Le pouvoir au féminin

À jamais unies par une dynastie et un père… ces sœurs Tudor, et elles font sépulture commune dans un caveau monumental à Westminster, auront partagé bien plus que cela. C’est Mary la première qui a pensé la souveraineté au féminin en parlant de la reine comme la mère de la nation. Elles auront prouvé que le pouvoir pouvait être exercé par une femme aussi intelligemment et avec parfois la même violence qu’un homme en maîtrisant le jeu et les intrigues politiques.

Elizabeth s’est taillée une image glorifiée à sa mesure, mais elle a aussi hérité de la réforme fiscale, du développement de la marine, de l’encouragement aux explorations qu’a initiés sa sœur.
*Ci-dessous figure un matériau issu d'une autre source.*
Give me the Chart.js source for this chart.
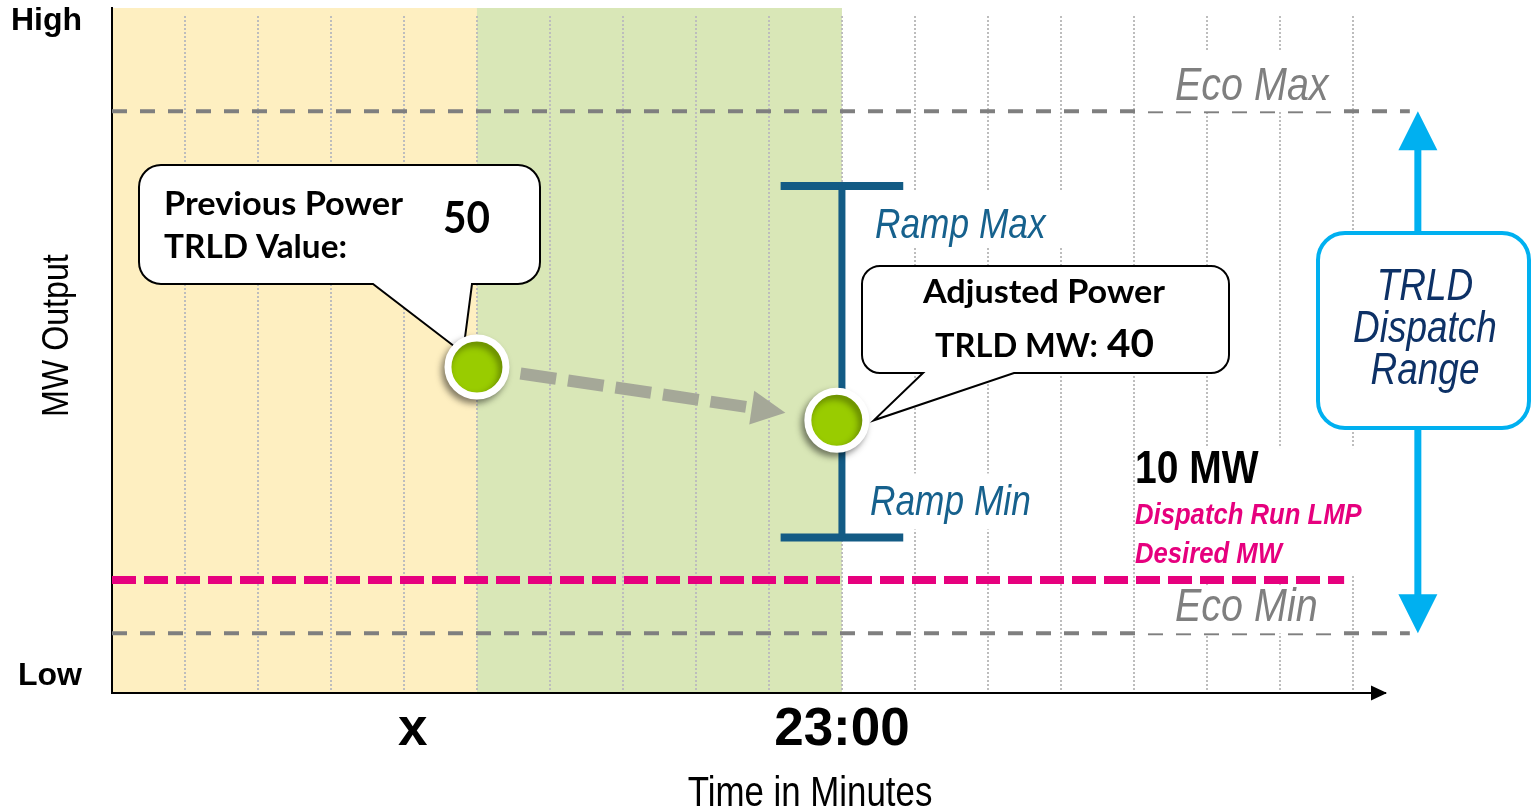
<!DOCTYPE html>
<html>
<head>
<meta charset="utf-8">
<title>TRLD Dispatch Range</title>
<script src="https://cdn.jsdelivr.net/npm/chart.js@4.4.1/dist/chart.umd.min.js"></script>
<style>
  html, body { margin: 0; padding: 0; background: #ffffff; }
  canvas { display: block; }
</style>
</head>
<body>
<canvas id="c" width="1532" height="810"></canvas>
<script>
// ---------------- data ----------------
// time axis (one unit = one minute slot)
const minuteMarks   = [1, 2, 3, 4, 5, 6, 7, 8, 9, 10, 11, 12, 13, 14, 15, 16, 17];
const xTickValues   = [4.12, 10];
const xTickLabels   = ['x', '23:00'];
// output axis (MW)
const yTickValues   = [-8, 115];
const yTickLabels   = ['Low', 'High'];
// shaded intervals
const bandStart     = [0, 5];
const bandEnd       = [5, 10];
// unit limits
const ecoMax        = 98;
const ecoMin        = 0;
const rampMax       = 84;
const rampMin       = 18;
const rampTime      = 10;
const desiredMW     = 10;
// previous and adjusted TRLD points
const pointTimes    = [5, 9.93];
const pointValues   = [50, 40];
// horizontal extents of the level lines
const levelLineEnd  = 17.78;
const desiredEnd    = 16.88;
const rangeArrowAt  = 17.89;

// ---------------- styles ----------------
const SANS  = '"Liberation Sans", Arial, sans-serif';
const CALLOUT_FONT = 'Lato, "Open Sans", sans-serif';
const C = {
  yellow: '#FEEFC1', green: '#D9E7B7', grid: '#BDBDBD',
  eco: '#7F7F7F', pink: '#E6007E', ramp: '#135B85', rampText: '#16618D',
  dot: '#99CC00', arrow: '#A5A898', cyan: '#00B0F0', navy: '#0D3166'
};
const CAP_HALF = 0.84;

Chart.defaults.font.family = SANS;

// draw text with optional horizontal squeeze / fitted width
function drawText(ctx, s, x, y, font, color, o = {}) {
  ctx.save();
  ctx.font = font;
  ctx.fillStyle = color;
  ctx.textBaseline = 'alphabetic';
  ctx.textAlign = 'left';
  const w = ctx.measureText(s).width;
  let sx = o.sx || 1;
  if (o.width) sx = o.width / w;
  const ww = w * sx;
  let x0 = x;
  if (o.align === 'center') x0 = x - ww / 2;
  else if (o.align === 'right') x0 = x - ww;
  ctx.translate(x0, y);
  ctx.scale(sx, 1);
  ctx.fillText(s, 0, 0);
  ctx.restore();
}

function whiteRect(ctx, l, t, r, b) {
  ctx.save();
  ctx.fillStyle = '#ffffff';
  ctx.fillRect(l, t, r - l, b - t);
  ctx.restore();
}

function roundRectPath(ctx, l, t, r, b, rad) {
  ctx.beginPath();
  ctx.moveTo(l + rad, t);
  ctx.lineTo(r - rad, t);
  ctx.arcTo(r, t, r, t + rad, rad);
  ctx.lineTo(r, b - rad);
  ctx.arcTo(r, b, r - rad, b, rad);
  ctx.lineTo(l + rad, b);
  ctx.arcTo(l, b, l, b - rad, rad);
  ctx.lineTo(l, t + rad);
  ctx.arcTo(l, t, l + rad, t, rad);
  ctx.closePath();
}

// speech bubble with a tail leaving the bottom edge
function bubble(ctx, l, t, r, b, rad, tailA, tailB, tip) {
  ctx.save();
  ctx.beginPath();
  ctx.moveTo(l + rad, t);
  ctx.lineTo(r - rad, t);
  ctx.arcTo(r, t, r, t + rad, rad);
  ctx.lineTo(r, b - rad);
  ctx.arcTo(r, b, r - rad, b, rad);
  ctx.lineTo(tailB, b);
  ctx.lineTo(tip.x, tip.y);
  ctx.lineTo(tailA, b);
  ctx.lineTo(l + rad, b);
  ctx.arcTo(l, b, l, b - rad, rad);
  ctx.lineTo(l, t + rad);
  ctx.arcTo(l, t, l + rad, t, rad);
  ctx.closePath();
  ctx.fillStyle = '#ffffff';
  ctx.fill();
  ctx.lineWidth = 2;
  ctx.lineJoin = 'miter';
  ctx.strokeStyle = '#000000';
  ctx.stroke();
  ctx.restore();
}

const PTS = 0;

const diagramPlugin = {
  id: 'diagram',
  beforeDraw(chart) {
    const { ctx, chartArea: ca, scales: { x } } = chart;
    const colors = [C.yellow, C.green];
    ctx.save();
    for (let i = 0; i < bandStart.length; i++) {
      const l = x.getPixelForValue(bandStart[i]);
      const r = x.getPixelForValue(bandEnd[i]);
      ctx.fillStyle = colors[i];
      ctx.fillRect(l, ca.top, r - l, ca.bottom - ca.top);
    }
    ctx.restore();
  },
  beforeDatasetsDraw(chart) {
    const { ctx, chartArea: ca, scales: { x, y } } = chart;
    const pts = chart.getDatasetMeta(PTS).data;
    const a = pts[0], b = pts[1];

    // keep the dotted grid clear of the plot's top margin
    ctx.save();
    ctx.beginPath();
    ctx.rect(ca.left + 2, ca.top, ca.right - ca.left, 7);
    ctx.clip();
    for (let i = 0; i < bandStart.length; i++) {
      const l = x.getPixelForValue(bandStart[i]);
      const r = x.getPixelForValue(bandEnd[i]);
      ctx.fillStyle = [C.yellow, C.green][i];
      ctx.fillRect(l, ca.top, r - l, 7);
    }
    ctx.fillStyle = '#ffffff';
    const wl = x.getPixelForValue(bandEnd[bandEnd.length - 1]);
    ctx.fillRect(wl, ca.top, ca.right - wl + 2, 7);
    ctx.restore();

    // label backgrounds for the ramp labels
    const yRMax = y.getPixelForValue(rampMax);
    const yRMin = y.getPixelForValue(rampMin);
    whiteRect(ctx, 868, yRMax + 6, 1068, yRMax + 61);
    whiteRect(ctx, 865, yRMin - 64, 1035, yRMin - 8);

    // dashed move arrow from previous to adjusted point
    const dx = b.x - a.x, dy = b.y - a.y, L = Math.hypot(dx, dy);
    const ux = dx / L, uy = dy / L;
    const sx = a.x + ux * 44, sy = a.y + uy * 44;
    const tx = b.x - ux * 52, ty = b.y - uy * 52;
    const hl = 34, hw = 17;
    const bx = tx - ux * hl, by = ty - uy * hl;
    ctx.save();
    ctx.strokeStyle = C.arrow;
    ctx.fillStyle = C.arrow;
    ctx.lineWidth = 12;
    ctx.setLineDash([36, 12]);
    ctx.beginPath();
    ctx.moveTo(sx, sy);
    ctx.lineTo(bx + ux * 2, by + uy * 2);
    ctx.stroke();
    ctx.setLineDash([]);
    ctx.beginPath();
    ctx.moveTo(tx, ty);
    ctx.lineTo(bx - uy * hw, by + ux * hw);
    ctx.lineTo(bx + uy * hw, by - ux * hw);
    ctx.closePath();
    ctx.fill();
    ctx.restore();

    // callouts
    bubble(ctx, 139, 165, 540, 284, 22, 373, 472, { x: a.x - 14, y: a.y - 14 });
    drawText(ctx, 'Previous Power', 164, 215, `bold 32px ${CALLOUT_FONT}`, '#000', { width: 239 });
    drawText(ctx, 'TRLD Value:', 164, 258, `bold 32px ${CALLOUT_FONT}`, '#000', { width: 183 });
    drawText(ctx, String(pointValues[0]), 443, 233, `bold 43px ${CALLOUT_FONT}`, '#000', { width: 47 });

    bubble(ctx, 862, 266, 1229, 373, 18, 923, 1014, { x: b.x + 37, y: b.y });
    drawText(ctx, 'Adjusted Power', 923, 303, `bold 32px ${CALLOUT_FONT}`, '#000', { width: 242 });
    drawText(ctx, 'TRLD MW:', 935, 357, `bold 32px ${CALLOUT_FONT}`, '#000', { width: 163 });
    drawText(ctx, String(pointValues[1]), 1107, 357, `bold 39px ${CALLOUT_FONT}`, '#000', { width: 47 });
  },
  beforeDatasetDraw(chart, args) {
    if (args.index === PTS) {
      const ctx = chart.ctx;
      ctx.save();
      ctx.shadowColor = 'rgba(0,0,0,0.4)';
      ctx.shadowBlur = 7;
      ctx.shadowOffsetX = -3;
      ctx.shadowOffsetY = 4;
    }
  },
  afterDatasetDraw(chart, args) {
    if (args.index === PTS) chart.ctx.restore();
  },
  afterDatasetsDraw(chart) {
    const { ctx, chartArea: ca, scales: { x, y } } = chart;
    const yMax = y.getPixelForValue(ecoMax);
    const yMin = y.getPixelForValue(ecoMin);
    const yDes = y.getPixelForValue(desiredMW);
    const yRMax = y.getPixelForValue(rampMax);
    const yRMin = y.getPixelForValue(rampMin);

    // level labels with their backgrounds
    whiteRect(ctx, 1147, 52, 1340, yMax);
    drawText(ctx, 'Eco Max', 1175, yMax - 11, `italic 47px ${SANS}`, C.eco, { sx: 0.84 });
    whiteRect(ctx, 1147, yDes + 5, 1340, yMin);
    drawText(ctx, 'Eco Min', 1175, yMin - 12, `italic 47px ${SANS}`, C.eco, { sx: 0.84 });

    drawText(ctx, 'Ramp Max', 875, yRMax + 52, `italic 42px ${SANS}`, C.rampText, { sx: 0.84 });
    drawText(ctx, 'Ramp Min', 870, yRMin - 22, `italic 42px ${SANS}`, C.rampText, { sx: 0.84 });

    whiteRect(ctx, 1138, yDes - 132, 1372, yDes - 5);
    drawText(ctx, desiredMW + ' MW', 1135, yDes - 97, `bold 47px ${SANS}`, '#000', { sx: 0.83 });
    drawText(ctx, 'Dispatch Run LMP', 1135, yDes - 56, `italic bold 29px ${SANS}`, C.pink, { sx: 0.885 });
    drawText(ctx, 'Desired MW', 1135, yDes - 17, `italic bold 29px ${SANS}`, C.pink, { sx: 0.885 });

    // dispatch range double arrow
    const ax = x.getPixelForValue(rangeArrowAt);
    const head = 39, half = 19.5;
    ctx.save();
    ctx.strokeStyle = C.cyan;
    ctx.fillStyle = C.cyan;
    ctx.lineWidth = 7;
    ctx.beginPath();
    ctx.moveTo(ax, yMax + head - 2);
    ctx.lineTo(ax, yMin - head + 2);
    ctx.stroke();
    ctx.beginPath();
    ctx.moveTo(ax, yMax);
    ctx.lineTo(ax - half, yMax + head);
    ctx.lineTo(ax + half, yMax + head);
    ctx.closePath();
    ctx.fill();
    ctx.beginPath();
    ctx.moveTo(ax, yMin);
    ctx.lineTo(ax - half, yMin - head);
    ctx.lineTo(ax + half, yMin - head);
    ctx.closePath();
    ctx.fill();
    roundRectPath(ctx, 1318, 233, 1529, 428, 27);
    ctx.fillStyle = '#ffffff';
    ctx.fill();
    ctx.lineWidth = 4;
    ctx.strokeStyle = C.cyan;
    ctx.stroke();
    ctx.restore();
    drawText(ctx, 'TRLD', 1425, 300, `italic 44px ${SANS}`, C.navy, { sx: 0.84, align: 'center' });
    drawText(ctx, 'Dispatch', 1425, 342, `italic 44px ${SANS}`, C.navy, { sx: 0.84, align: 'center' });
    drawText(ctx, 'Range', 1425, 384, `italic 44px ${SANS}`, C.navy, { sx: 0.84, align: 'center' });

    // time axis arrowhead
    const yb = ca.bottom;
    ctx.save();
    ctx.fillStyle = '#000';
    ctx.beginPath();
    ctx.moveTo(ca.right + 2, yb);
    ctx.lineTo(ca.right - 14, yb - 7.5);
    ctx.lineTo(ca.right - 14, yb + 7.5);
    ctx.closePath();
    ctx.fill();
    ctx.restore();

    // axis titles
    drawText(ctx, 'Time in Minutes', 810, 806, `42px ${SANS}`, '#000', { sx: 0.83, align: 'center' });
    ctx.save();
    ctx.translate(68, 417);
    ctx.rotate(-Math.PI / 2);
    drawText(ctx, 'MW Output', 0, 0, `37px ${SANS}`, '#000', { sx: 0.87 });
    ctx.restore();
  }
};

const line = (data, color, width, dash) => ({
  type: 'scatter', data, showLine: true, pointRadius: 0, pointHoverRadius: 0,
  borderColor: color, borderWidth: width, borderDash: dash || [],
  borderCapStyle: 'butt', fill: false, tension: 0, clip: false
});

const chart = new Chart(document.getElementById('c'), {
  type: 'scatter',
  data: {
    datasets: [
      {
        label: 'TRLD',
        data: pointTimes.map((t, i) => ({ x: t, y: pointValues[i] })),
        pointRadius: 29, pointHoverRadius: 29,
        pointBackgroundColor: C.dot, pointBorderColor: '#ffffff',
        pointBorderWidth: 7, pointHoverBorderWidth: 7, clip: false
      },
      line([{ x: rampTime, y: rampMin }, { x: rampTime, y: rampMax }], C.ramp, 7),
      line([{ x: rampTime - CAP_HALF, y: rampMax }, { x: rampTime + CAP_HALF, y: rampMax }], C.ramp, 8),
      line([{ x: rampTime - CAP_HALF, y: rampMin }, { x: rampTime + CAP_HALF, y: rampMin }], C.ramp, 8),
      line([{ x: 0, y: desiredMW }, { x: desiredEnd, y: desiredMW }], C.pink, 8, [24, 8]),
      line([{ x: 0, y: ecoMax }, { x: levelLineEnd, y: ecoMax }], C.eco, 4, [15, 13]),
      line([{ x: 0, y: ecoMin }, { x: levelLineEnd, y: ecoMin }], C.eco, 4, [15, 13])
    ]
  },
  options: {
    responsive: false,
    devicePixelRatio: 1,
    animation: false,
    events: [],
    layout: { autoPadding: false, padding: { top: 8, right: 147, left: 0, bottom: 0 } },
    plugins: { legend: { display: false }, tooltip: { enabled: false } },
    scales: {
      x: {
        type: 'linear', position: 'bottom', min: 0, max: 17.44,
        afterBuildTicks: (s) => {
          const vals = Array.from(new Set([...minuteMarks, ...xTickValues])).sort((p, q) => p - q);
          s.ticks = vals.map(v => ({ value: v }));
        },
        ticks: {
          autoSkip: false, maxRotation: 0, minRotation: 0, padding: 6, color: '#000',
          font: { size: 53, weight: 'bold' },
          callback: (v) => { const i = xTickValues.indexOf(v); return i >= 0 ? xTickLabels[i] : ''; }
        },
        grid: {
          drawTicks: false, lineWidth: 2,
          color: (c) => (c.tick && Number.isInteger(c.tick.value) && c.tick.value > 0) ? C.grid : 'rgba(0,0,0,0)'
        },
        border: { display: true, color: '#000', width: 2, dash: [2, 2] },
        afterFit: (s) => { s.height = 117; s.paddingLeft = 0; s.paddingRight = 0; }
      },
      y: {
        type: 'linear', position: 'left', min: -11.2, max: 117.4,
        afterBuildTicks: (s) => { s.ticks = yTickValues.map(v => ({ value: v })); },
        ticks: {
          autoSkip: false, padding: 30, color: '#000',
          font: { size: 32, weight: 'bold' },
          callback: (v) => { const i = yTickValues.indexOf(v); return i >= 0 ? yTickLabels[i] : ''; }
        },
        grid: { display: false, drawTicks: false },
        border: { display: true, color: '#000', width: 2 },
        afterFit: (s) => { s.width = 112; s.paddingTop = 0; s.paddingBottom = 0; }
      }
    }
  },
  plugins: [diagramPlugin]
});
</script>
</body>
</html>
Elizabeth règnera pendant 45 ans, refusera toute proposition de mariage, installera définitivement l’Église d’Angleterre, repoussera l’invincible armada de son beau-frère (ironie de l’histoire !), provoquera et assistera au renouveau culturel et idéologique de l’Angleterre, l’âge d’or en somme ! Elle a été l’un des meilleurs dirigeants que l’Angleterre n’ait jamais connus, reine célibataire associée à une notion de pouvoir absolu et d’autorité, et la dernière des Tudor.

Deux femmes, deux sœurs d’exception, ont ouvert la voie il y a près de 500 ans ! Et Shakespeare n’en n’a pas fait une pièce…

Anne-Marie Chust

À voir, deux films
Elizabeth de Shekhar Kapur (1998) où Cate Blanchett remporte le Golden Globe de la meilleure actrice
Elizabeth, l’âge d’or de Shekhar Kapur (2007)
À partager, deux cocktails

(à consommer sans modération pour le 2ème, la comparaison entre la longueur des règnes poussant à la raison)
Bloody Mary : cocktail à base de plus ou moins (selon les goûts) : vodka, jus de tomate, jus de citron et d’épices telles que le piment, la sauce Tabasco, la sauce Worcestershire, poivre, sel au céleri.
Virgin Bloody Mary : jus d’orange sanguine, jus de tomate, jus de carotte, deux tomates cerise jaune et rouge et une rondelle de citron (pour le décor).